53On 28 March 2012 the Property was sold at a public auction for $297,000.
54On 9 May 2012 the sale of the Property was settled.
55Mr Cohen has rendered fees to Ms Vickers of $102,406.89, which she has not disputed.
56On 13 July 2012 the plaintiffs filed their summons in relation to the Fund under the payment into Court provisions of Part IV of the Trustee Act 1925 (NSW) and UCPR Part 55 Division 3.
57On 5 September 2012, Reliance NSW filed a notice of motion for relief which included:
2. Pursuant to:
a. Part 55 rule 11 of the Uniform Civil Procedure Rules 2005,
b. section 98 of the Trustee Act 1925, and/or
c. section 58(3) of the Real Property Act 1900,
all (or such other amount as the Court determines) the monies paid into Court by the plaintiff on or about 13 July 2012 or otherwise in these proceedings, together with all interest accrued thereon, be paid to Reliance Financial Services (NSW) Pty Ltd (ACN 131 889 766) forthwith.

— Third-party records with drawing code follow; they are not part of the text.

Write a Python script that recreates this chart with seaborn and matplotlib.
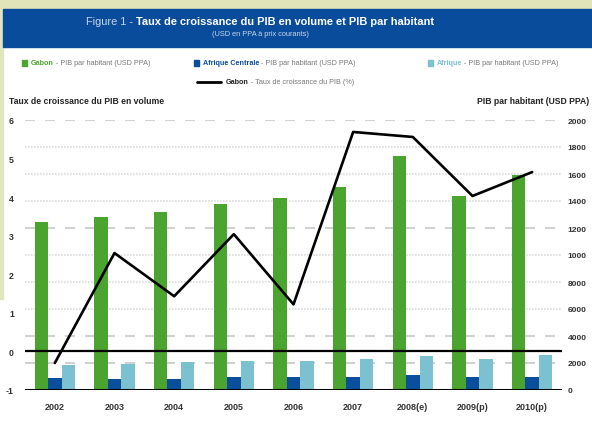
import numpy as np
import pandas as pd
import matplotlib
matplotlib.use("Agg")
import matplotlib.pyplot as plt
import seaborn as sns
from matplotlib.patches import Rectangle
from matplotlib.lines import Line2D

sns.set_theme(style="white")
plt.rcParams['font.family'] = ['Liberation Sans', 'DejaVu Sans']

# data
years = ["2002", "2003", "2004", "2005", "2006", "2007", "2008(e)", "2009(p)", "2010(p)"]
gabon_pib = [12450, 12800, 13200, 13800, 14200, 15050, 17350, 14350, 15900]
ac_pib = [890, 820, 820, 960, 960, 960, 1110, 960, 960]
afrique_pib = [1850, 1900, 2050, 2150, 2150, 2300, 2550, 2300, 2600]
gabon_growth = [-0.3, 2.55, 1.43, 3.04, 1.22, 5.69, 5.56, 4.03, 4.65]

series = ["Gabon", "Afrique Centrale", "Afrique"]
right_ticks = [0, 2000, 4000, 6000, 8000, 10000, 12000, 14000, 16000, 18000, 20000]
right_labels = ["0", "2000", "4000", "6000", "8000", "1000", "1200", "1400", "1600", "1800", "2000"]
left_ticks = [-1, 0, 1, 2, 3, 4, 5, 6]

green = "#4ba42f"
dblue = "#0b4f9c"
lblue = "#7cc1cf"
bar_blue = "#0a4c9c"
grey = "#777777"

df = pd.DataFrame({
    "annee": years * 3,
    "serie": np.repeat(series, len(years)),
    "pib": gabon_pib + ac_pib + afrique_pib,
})

fig = plt.figure(figsize=(5.92, 4.27), dpi=100)
fig.patch.set_facecolor("white")

# pale background strip on top and left edge, blue title band
fig.patches.append(Rectangle((0, 1 - 10 / 427), 1, 10 / 427, transform=fig.transFigure,
                             color="#e1e4b9", zorder=0))
fig.patches.append(Rectangle((0, 1 - 300 / 427), 2.5 / 592, 290 / 427, transform=fig.transFigure,
                             color="#dfe6c0", zorder=0))
fig.patches.append(Rectangle((3 / 592, 1 - 48 / 427), 1, 38 / 427, transform=fig.transFigure,
                             color=bar_blue, zorder=1))

ax = fig.add_axes([25 / 592, 1 - 391 / 427, 537 / 592, 270 / 427])
sns.barplot(data=df, x="annee", y="pib", hue="serie", palette=[green, dblue, lblue],
            width=0.68, saturation=1, linewidth=0, legend=False, ax=ax, zorder=3)
ax.set_xlabel("")
ax.set_ylabel("")

ax2 = ax.twinx()
sns.lineplot(x=np.arange(len(years)), y=gabon_growth, color="black", lw=1.9, ax=ax2, zorder=4)

# bars axis: right-hand scale
ax.set_ylim(0, 20000)
ax.set_xlim(-0.5, len(years) - 0.5)
ax.yaxis.tick_right()
ax.set_yticks(right_ticks)
ax.set_yticklabels(right_labels, fontsize=6, fontweight="bold", color="#333333")
ax.set_xticks(range(len(years)))
ax.set_xticklabels(years, fontsize=6.5, fontweight="bold", color="#333333")
ax.tick_params(axis="both", length=0, pad=4)
ax.tick_params(axis="x", pad=9)
for s in ax.spines.values():
    s.set_visible(False)

dashed_at = {2000, 4000, 12000, 20000}
for v in right_ticks[1:]:
    if v in dashed_at:
        ax.axhline(v, color="#c8c8c8", lw=1.2, ls=(0, (6, 6)), zorder=1)
    else:
        ax.axhline(v, color="#dcdcdc", lw=1.2, ls=(0, (1, 0.8)), zorder=1)
ax.axhline(0, color="black", lw=2.2, zorder=5)

# line axis: left-hand scale
ax2.set_ylim(-1, 6)
ax2.yaxis.tick_left()
ax2.set_yticks(left_ticks)
ax2.set_yticklabels([str(t) for t in left_ticks], fontsize=6.3, fontweight="bold", color="#333333")
ax2.tick_params(axis="y", length=0, pad=8)
ax2.axhline(0, color="black", lw=1.6, zorder=3)
for s in ax2.spines.values():
    s.set_visible(False)

renderer = fig.canvas.get_renderer()
inv = fig.transFigure.inverted()


def seg_text(x, y, parts, size, center=False):
    texts = []
    cur = x
    for s, color, weight in parts:
        t = fig.text(cur, y, s, color=color, fontweight=weight, fontsize=size, va="center")
        bb = t.get_window_extent(renderer=renderer)
        cur = inv.transform((bb.x1, bb.y0))[0]
        texts.append(t)
    if center:
        shift = (cur - x) / 2
        for t in texts:
            t.set_x(t.get_position()[0] - shift)


seg_text(260 / 592, 1 - 22 / 427,
         [("Figure 1 - ", "#c9d6ea", "normal"),
          ("Taux de croissance du PIB en volume et PIB par habitant", "white", "bold")],
         7.9, center=True)
fig.text(260 / 592, 1 - 35 / 427, "(USD en PPA à prix courants)", color="#c9d6ea",
         fontsize=5.3, ha="center", va="center")

# legend
leg_y1 = 1 - 64 / 427
leg_y2 = 1 - 83 / 427
for x0, col, name in [(22, green, "Gabon"), (194, dblue, "Afrique Centrale"), (428, lblue, "Afrique")]:
    fig.patches.append(Rectangle((x0 / 592, leg_y1 - 2.5 / 427), 5 / 592, 5 / 427,
                                 transform=fig.transFigure, color=col))
    seg_text((x0 + 9) / 592, leg_y1,
             [(name, col, "bold"), (" - PIB par habitant (USD PPA)", grey, "normal")], 5.2)
fig.lines.append(Line2D([197 / 592, 221 / 592], [leg_y2, leg_y2], transform=fig.transFigure,
                        color="black", lw=2))
seg_text(226 / 592, leg_y2,
         [("Gabon", "#222222", "bold"), (" - Taux de croissance du PIB (%)", grey, "normal")], 5.2)

fig.text(9 / 592, 1 - 102 / 427, "Taux de croissance du PIB en volume", fontsize=6.2,
         fontweight="bold", color="#222222", va="center")
fig.text(589 / 592, 1 - 102 / 427, "PIB par habitant (USD PPA)", fontsize=6.2,
         fontweight="bold", color="#222222", va="center", ha="right")

fig.savefig("out.png", dpi=100, facecolor=fig.get_facecolor())
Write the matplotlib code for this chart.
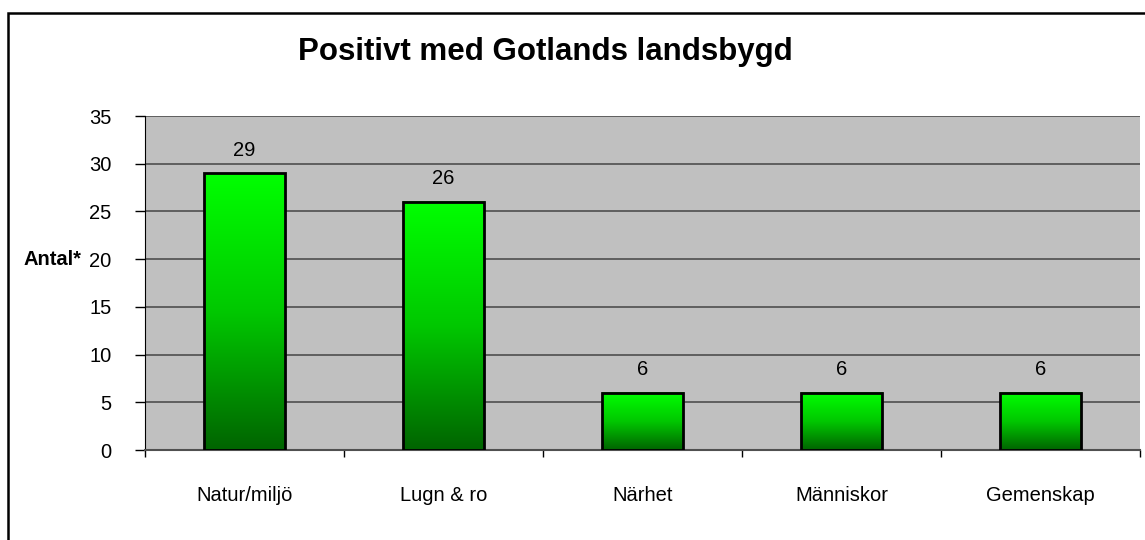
import numpy as np
import matplotlib.pyplot as plt
from matplotlib.patches import Rectangle
from matplotlib.colors import LinearSegmentedColormap

categories = ['Natur/miljö', 'Lugn & ro', 'Närhet', 'Människor', 'Gemenskap']
values = [29, 26, 6, 6, 6]

plt.rcParams['font.family'] = ['Liberation Sans', 'DejaVu Sans']
fs = 14.5

fig = plt.figure(figsize=(11.45, 5.4), dpi=100)
ax = fig.add_axes([145 / 1145, 90 / 540, 995 / 1145, 334 / 540])
ax.set_facecolor('#c0c0c0')

# green gradient, dark at bottom, bright at top
cmap = LinearSegmentedColormap.from_list('grn', ['#006400', '#00c800', '#00ff00'])
grad = np.linspace(0, 1, 256).reshape(-1, 1)

x = np.arange(len(categories))
width = 0.41
bars = ax.bar(x, values, width=width, facecolor='none', edgecolor='black', linewidth=2, zorder=4)
for b in bars:
    x0, y0 = b.get_x(), b.get_y()
    w, h = b.get_width(), b.get_height()
    ax.imshow(grad, extent=[x0, x0 + w, y0, y0 + h], origin='lower', cmap=cmap,
              aspect='auto', zorder=3)

for xi, v in zip(x, values):
    ax.annotate(str(v), (xi, v), xytext=(0, 16.5), textcoords='offset points',
                ha='center', va='center', fontsize=fs)

ax.set_xlim(-0.5, len(categories) - 0.5)
ax.set_ylim(0, 35)
ax.set_yticks(np.arange(0, 36, 5))
ax.yaxis.grid(True, color='#454545', linewidth=1.1)
ax.set_axisbelow(True)

ax.set_xticks(np.arange(-0.5, len(categories), 1))
ax.set_xticklabels([])
ax.set_xticks(x, minor=True)
ax.set_xticklabels(categories, minor=True)
ax.tick_params(axis='x', which='minor', length=0, pad=26, labelsize=fs)
ax.tick_params(axis='x', which='major', length=5, width=1, color='black')
ax.tick_params(axis='y', length=7, width=1, labelsize=fs, pad=17)

for s in ['top', 'right']:
    ax.spines[s].set_visible(False)
ax.spines['left'].set_color('black')
ax.spines['bottom'].set_color('#505050')
ax.spines['bottom'].set_linewidth(1.5)

ax.set_ylabel('Antal*', rotation=0, fontweight='bold', fontsize=fs, ha='right', va='center')
ax.yaxis.set_label_coords(-0.064, 20 / 35)

fig.text(545 / 1145, 1 - 52 / 540, 'Positivt med Gotlands landsbygd', ha='center', va='center',
         fontsize=22.5, fontweight='bold')

# chart border (right and bottom edges are cut off in the original)
fig.patches.append(Rectangle((8 / 1145, -0.1), 1.2, 1 - 13 / 540 + 0.1, transform=fig.transFigure,
                             fill=False, edgecolor='black', linewidth=1.8))

fig.savefig('out.png', dpi=100)
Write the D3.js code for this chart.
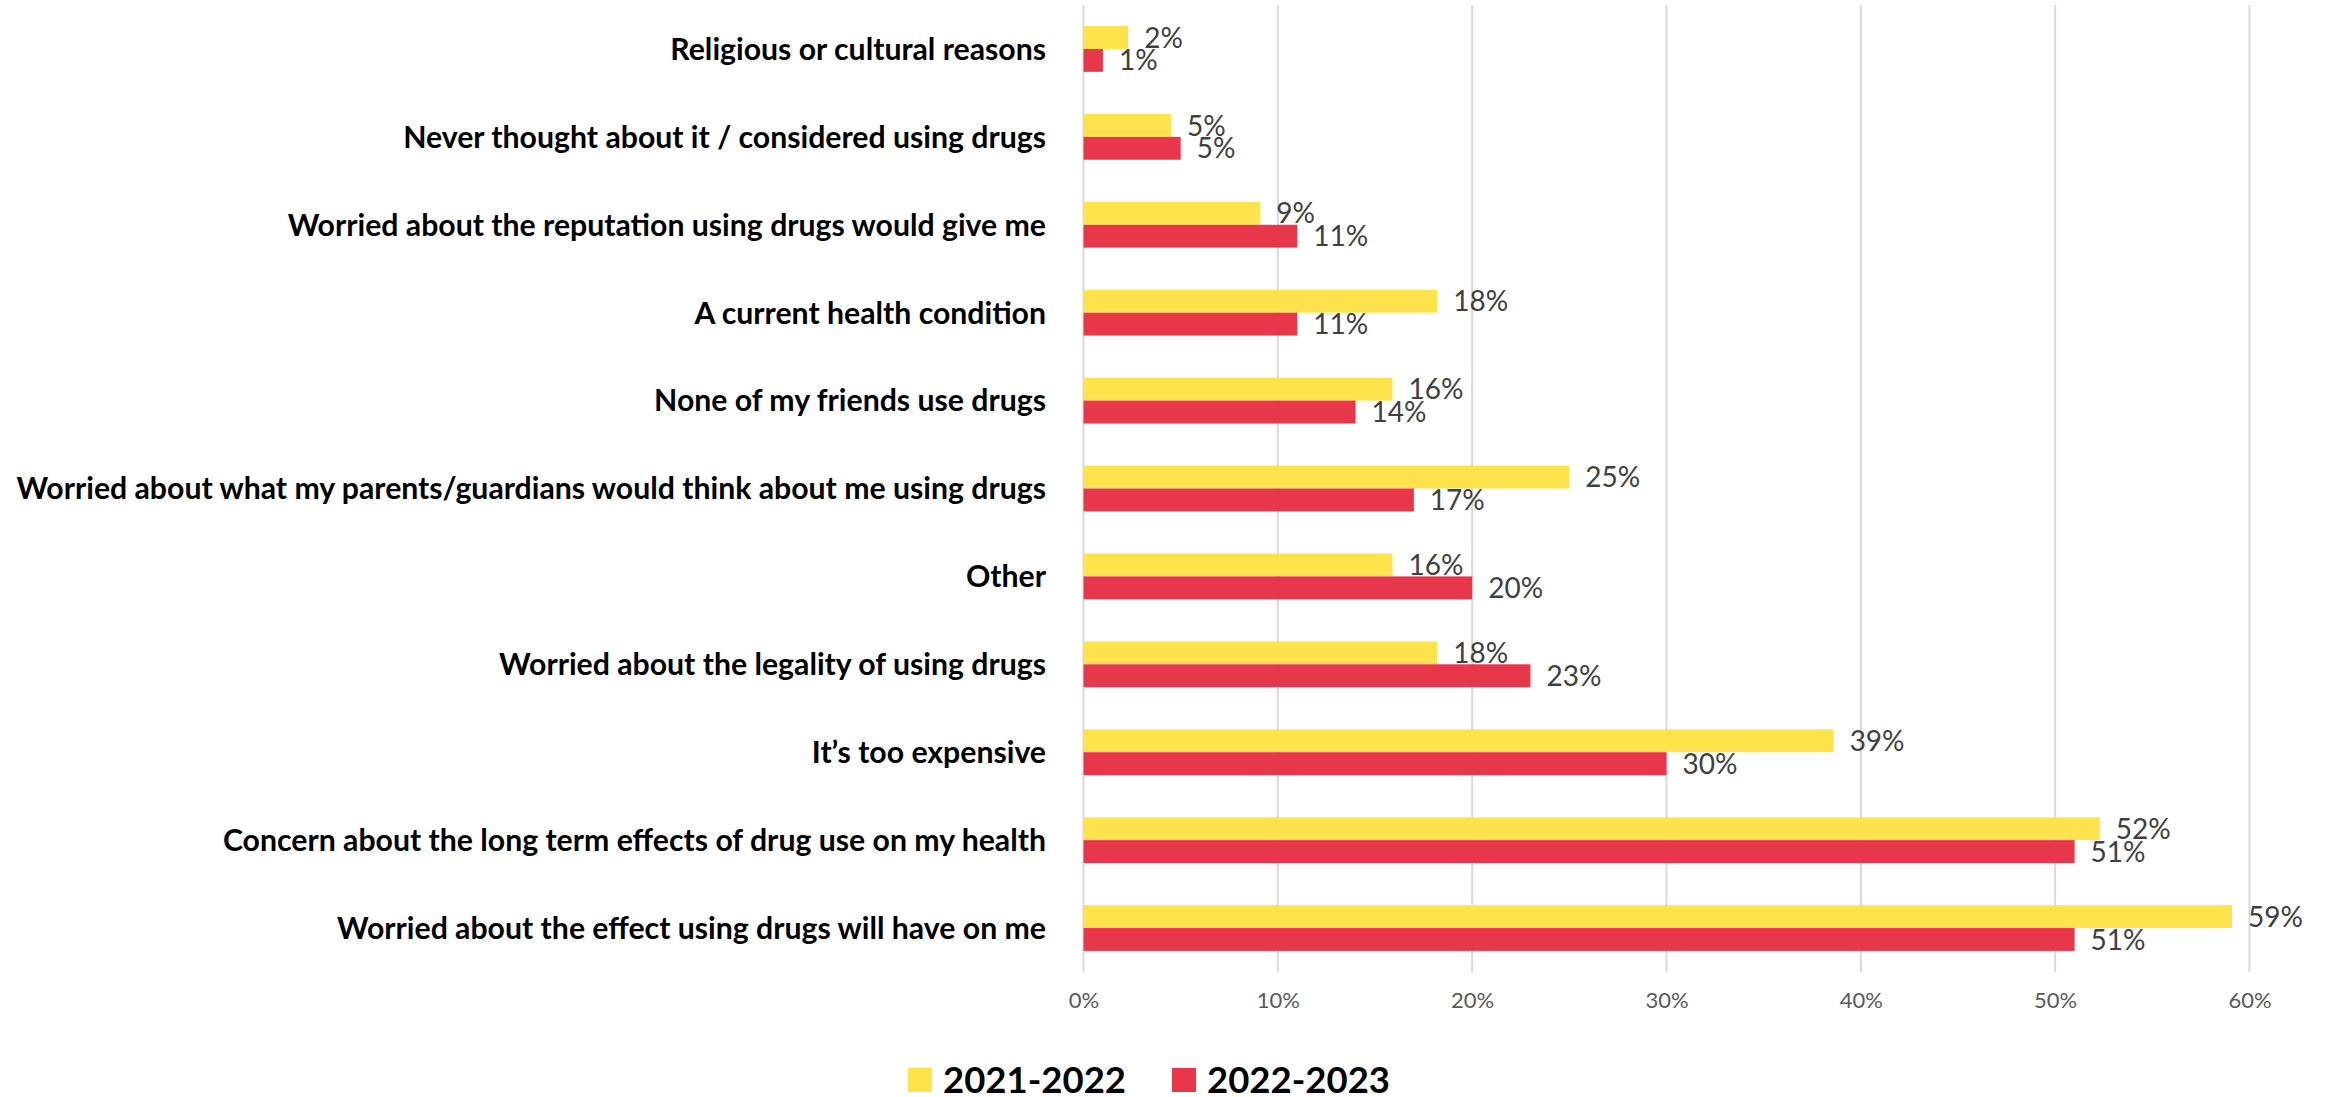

58On 31 January 2013 Mr Cohen and Ms Vickers filed a notice of motion which sought relief including:
(5) An order pursuant to Pt 55 r 11 of the Unified (sic) Civil Procedure Rules and/or s 98 of the Trustee Act 1925, and/or s 58 of the Real Property Act (NSW) that all such monies paid into court by the plaintiff together with all interest accrued thereon be paid in the following manner:
(a) the sum of $102,406.89 to David H. Cohen & Co;
(b) the balance to Hayley Rogic.
59Quest was deregistered on 29 March 2013. Although ASIC has been notified of these proceedings, no claim has been made by ASIC on behalf of Quest.
60On 12 and 13 June 2013 (the latter being the first day of the hearing) stamp duty was paid on the Costs Agreement to a security amount of $102,406.
61As at the first day of the hearing, the amount owing under the Deed (including interest) was $316,439.56.